**THE TASK**: Omit any picture, and return the remaining data exactly as written.

**MATERIAL PROVIDED**:
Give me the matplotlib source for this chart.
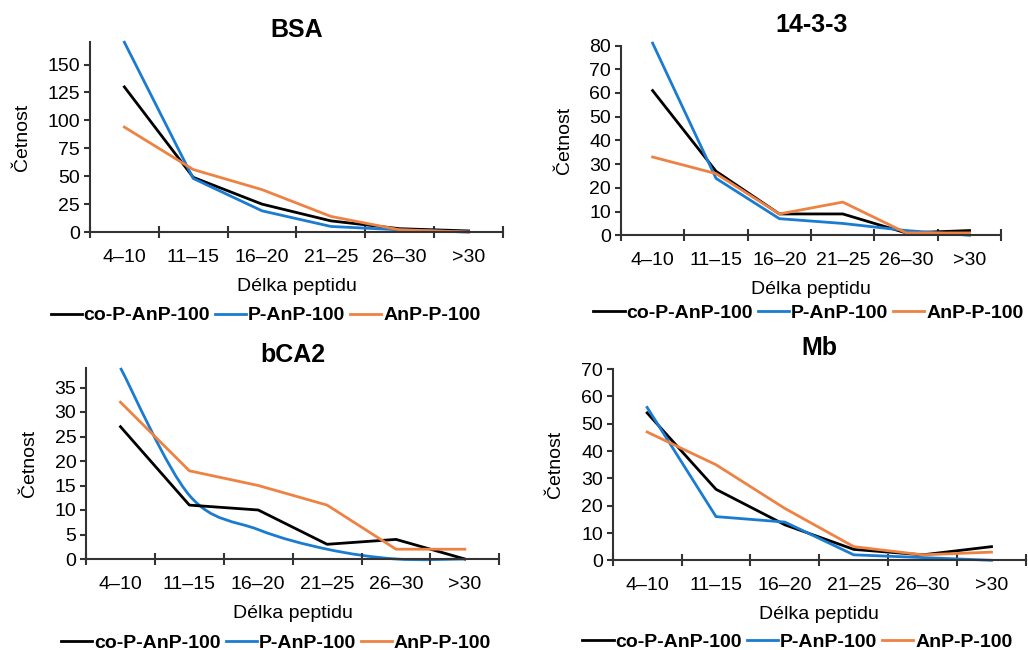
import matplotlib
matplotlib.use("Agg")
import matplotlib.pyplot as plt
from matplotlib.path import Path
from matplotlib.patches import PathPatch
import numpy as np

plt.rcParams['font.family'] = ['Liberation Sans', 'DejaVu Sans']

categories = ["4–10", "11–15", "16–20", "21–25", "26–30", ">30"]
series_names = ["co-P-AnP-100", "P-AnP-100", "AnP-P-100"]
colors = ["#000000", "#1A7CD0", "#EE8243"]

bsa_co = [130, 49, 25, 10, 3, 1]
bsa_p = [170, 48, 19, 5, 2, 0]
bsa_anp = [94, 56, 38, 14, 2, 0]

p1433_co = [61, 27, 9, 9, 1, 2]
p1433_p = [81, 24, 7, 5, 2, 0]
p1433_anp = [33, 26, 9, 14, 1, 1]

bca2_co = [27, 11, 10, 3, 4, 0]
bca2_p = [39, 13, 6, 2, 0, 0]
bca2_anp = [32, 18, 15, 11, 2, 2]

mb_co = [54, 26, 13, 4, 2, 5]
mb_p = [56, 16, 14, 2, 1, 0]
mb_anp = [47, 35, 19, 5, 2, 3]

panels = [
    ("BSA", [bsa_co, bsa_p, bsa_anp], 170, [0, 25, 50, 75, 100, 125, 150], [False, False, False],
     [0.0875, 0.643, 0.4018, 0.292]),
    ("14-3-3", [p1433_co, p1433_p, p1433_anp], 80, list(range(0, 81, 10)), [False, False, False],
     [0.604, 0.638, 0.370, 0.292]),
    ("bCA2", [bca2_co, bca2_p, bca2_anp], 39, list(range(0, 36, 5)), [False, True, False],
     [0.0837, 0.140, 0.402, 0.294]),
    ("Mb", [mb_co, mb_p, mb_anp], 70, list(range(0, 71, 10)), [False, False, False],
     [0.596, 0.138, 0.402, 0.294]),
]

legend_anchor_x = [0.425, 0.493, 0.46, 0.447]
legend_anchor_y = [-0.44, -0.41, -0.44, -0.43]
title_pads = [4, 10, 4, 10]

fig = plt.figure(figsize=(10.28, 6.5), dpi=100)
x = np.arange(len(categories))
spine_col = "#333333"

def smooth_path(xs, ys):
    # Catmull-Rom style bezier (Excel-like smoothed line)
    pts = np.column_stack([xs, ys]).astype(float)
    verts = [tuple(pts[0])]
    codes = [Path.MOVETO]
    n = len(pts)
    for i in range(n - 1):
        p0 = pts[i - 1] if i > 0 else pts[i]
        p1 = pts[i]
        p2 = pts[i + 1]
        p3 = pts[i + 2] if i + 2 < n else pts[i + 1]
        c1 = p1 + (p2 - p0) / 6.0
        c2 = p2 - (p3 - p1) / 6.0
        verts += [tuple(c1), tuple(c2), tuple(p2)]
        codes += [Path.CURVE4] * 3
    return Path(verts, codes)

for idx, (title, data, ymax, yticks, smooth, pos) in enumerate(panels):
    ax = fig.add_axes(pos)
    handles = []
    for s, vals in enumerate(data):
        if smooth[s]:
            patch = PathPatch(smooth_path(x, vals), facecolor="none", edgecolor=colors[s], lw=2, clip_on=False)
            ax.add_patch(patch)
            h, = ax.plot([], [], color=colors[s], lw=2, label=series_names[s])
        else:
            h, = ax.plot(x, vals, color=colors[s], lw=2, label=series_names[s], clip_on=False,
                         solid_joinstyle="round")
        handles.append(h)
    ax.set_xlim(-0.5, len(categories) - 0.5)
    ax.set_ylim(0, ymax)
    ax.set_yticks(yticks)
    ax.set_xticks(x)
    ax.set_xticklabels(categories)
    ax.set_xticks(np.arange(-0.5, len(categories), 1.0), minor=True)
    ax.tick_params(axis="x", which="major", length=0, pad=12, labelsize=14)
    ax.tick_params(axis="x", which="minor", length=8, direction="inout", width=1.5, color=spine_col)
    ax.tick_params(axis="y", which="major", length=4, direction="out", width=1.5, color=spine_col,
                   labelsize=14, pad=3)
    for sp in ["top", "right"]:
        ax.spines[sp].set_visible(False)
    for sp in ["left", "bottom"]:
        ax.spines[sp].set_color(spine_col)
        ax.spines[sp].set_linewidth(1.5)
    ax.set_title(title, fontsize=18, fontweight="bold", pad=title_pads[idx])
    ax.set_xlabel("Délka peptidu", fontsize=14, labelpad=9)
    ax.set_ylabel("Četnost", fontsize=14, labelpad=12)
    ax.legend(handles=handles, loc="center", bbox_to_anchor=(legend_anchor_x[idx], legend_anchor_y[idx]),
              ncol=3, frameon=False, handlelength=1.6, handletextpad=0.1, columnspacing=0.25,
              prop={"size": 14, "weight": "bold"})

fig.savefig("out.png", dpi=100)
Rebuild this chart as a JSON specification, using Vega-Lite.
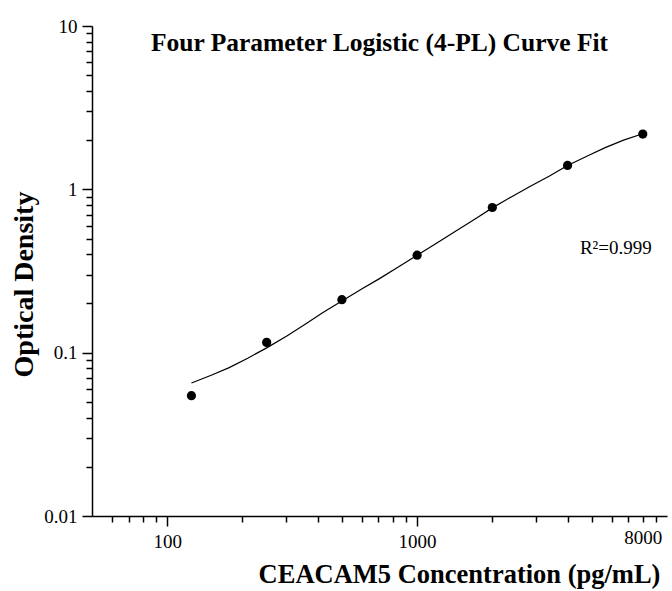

**RESPONSE**:
Give me the matplotlib source for this chart.
import matplotlib
matplotlib.use("Agg")
import matplotlib.pyplot as plt
from matplotlib.path import Path
from matplotlib.patches import PathPatch
import numpy as np

plt.rcParams['font.family'] = ['Liberation Sans', 'DejaVu Sans']

categories = ["4–10", "11–15", "16–20", "21–25", "26–30", ">30"]
series_names = ["co-P-AnP-100", "P-AnP-100", "AnP-P-100"]
colors = ["#000000", "#1A7CD0", "#EE8243"]

bsa_co = [130, 49, 25, 10, 3, 1]
bsa_p = [170, 48, 19, 5, 2, 0]
bsa_anp = [94, 56, 38, 14, 2, 0]

p1433_co = [61, 27, 9, 9, 1, 2]
p1433_p = [81, 24, 7, 5, 2, 0]
p1433_anp = [33, 26, 9, 14, 1, 1]

bca2_co = [27, 11, 10, 3, 4, 0]
bca2_p = [39, 13, 6, 2, 0, 0]
bca2_anp = [32, 18, 15, 11, 2, 2]

mb_co = [54, 26, 13, 4, 2, 5]
mb_p = [56, 16, 14, 2, 1, 0]
mb_anp = [47, 35, 19, 5, 2, 3]

panels = [
    ("BSA", [bsa_co, bsa_p, bsa_anp], 170, [0, 25, 50, 75, 100, 125, 150], [False, False, False],
     [0.0875, 0.643, 0.4018, 0.292]),
    ("14-3-3", [p1433_co, p1433_p, p1433_anp], 80, list(range(0, 81, 10)), [False, False, False],
     [0.604, 0.638, 0.370, 0.292]),
    ("bCA2", [bca2_co, bca2_p, bca2_anp], 39, list(range(0, 36, 5)), [False, True, False],
     [0.0837, 0.140, 0.402, 0.294]),
    ("Mb", [mb_co, mb_p, mb_anp], 70, list(range(0, 71, 10)), [False, False, False],
     [0.596, 0.138, 0.402, 0.294]),
]

legend_anchor_x = [0.425, 0.493, 0.46, 0.447]
legend_anchor_y = [-0.44, -0.41, -0.44, -0.43]
title_pads = [4, 10, 4, 10]

fig = plt.figure(figsize=(10.28, 6.5), dpi=100)
x = np.arange(len(categories))
spine_col = "#333333"

def smooth_path(xs, ys):
    # Catmull-Rom style bezier (Excel-like smoothed line)
    pts = np.column_stack([xs, ys]).astype(float)
    verts = [tuple(pts[0])]
    codes = [Path.MOVETO]
    n = len(pts)
    for i in range(n - 1):
        p0 = pts[i - 1] if i > 0 else pts[i]
        p1 = pts[i]
        p2 = pts[i + 1]
        p3 = pts[i + 2] if i + 2 < n else pts[i + 1]
        c1 = p1 + (p2 - p0) / 6.0
        c2 = p2 - (p3 - p1) / 6.0
        verts += [tuple(c1), tuple(c2), tuple(p2)]
        codes += [Path.CURVE4] * 3
    return Path(verts, codes)

for idx, (title, data, ymax, yticks, smooth, pos) in enumerate(panels):
    ax = fig.add_axes(pos)
    handles = []
    for s, vals in enumerate(data):
        if smooth[s]:
            patch = PathPatch(smooth_path(x, vals), facecolor="none", edgecolor=colors[s], lw=2, clip_on=False)
            ax.add_patch(patch)
            h, = ax.plot([], [], color=colors[s], lw=2, label=series_names[s])
        else:
            h, = ax.plot(x, vals, color=colors[s], lw=2, label=series_names[s], clip_on=False,
                         solid_joinstyle="round")
        handles.append(h)
    ax.set_xlim(-0.5, len(categories) - 0.5)
    ax.set_ylim(0, ymax)
    ax.set_yticks(yticks)
    ax.set_xticks(x)
    ax.set_xticklabels(categories)
    ax.set_xticks(np.arange(-0.5, len(categories), 1.0), minor=True)
    ax.tick_params(axis="x", which="major", length=0, pad=12, labelsize=14)
    ax.tick_params(axis="x", which="minor", length=8, direction="inout", width=1.5, color=spine_col)
    ax.tick_params(axis="y", which="major", length=4, direction="out", width=1.5, color=spine_col,
                   labelsize=14, pad=3)
    for sp in ["top", "right"]:
        ax.spines[sp].set_visible(False)
    for sp in ["left", "bottom"]:
        ax.spines[sp].set_color(spine_col)
        ax.spines[sp].set_linewidth(1.5)
    ax.set_title(title, fontsize=18, fontweight="bold", pad=title_pads[idx])
    ax.set_xlabel("Délka peptidu", fontsize=14, labelpad=9)
    ax.set_ylabel("Četnost", fontsize=14, labelpad=12)
    ax.legend(handles=handles, loc="center", bbox_to_anchor=(legend_anchor_x[idx], legend_anchor_y[idx]),
              ncol=3, frameon=False, handlelength=1.6, handletextpad=0.1, columnspacing=0.25,
              prop={"size": 14, "weight": "bold"})

fig.savefig("out.png", dpi=100)
Rebuild this chart as a JSON specification, using Vega-Lite.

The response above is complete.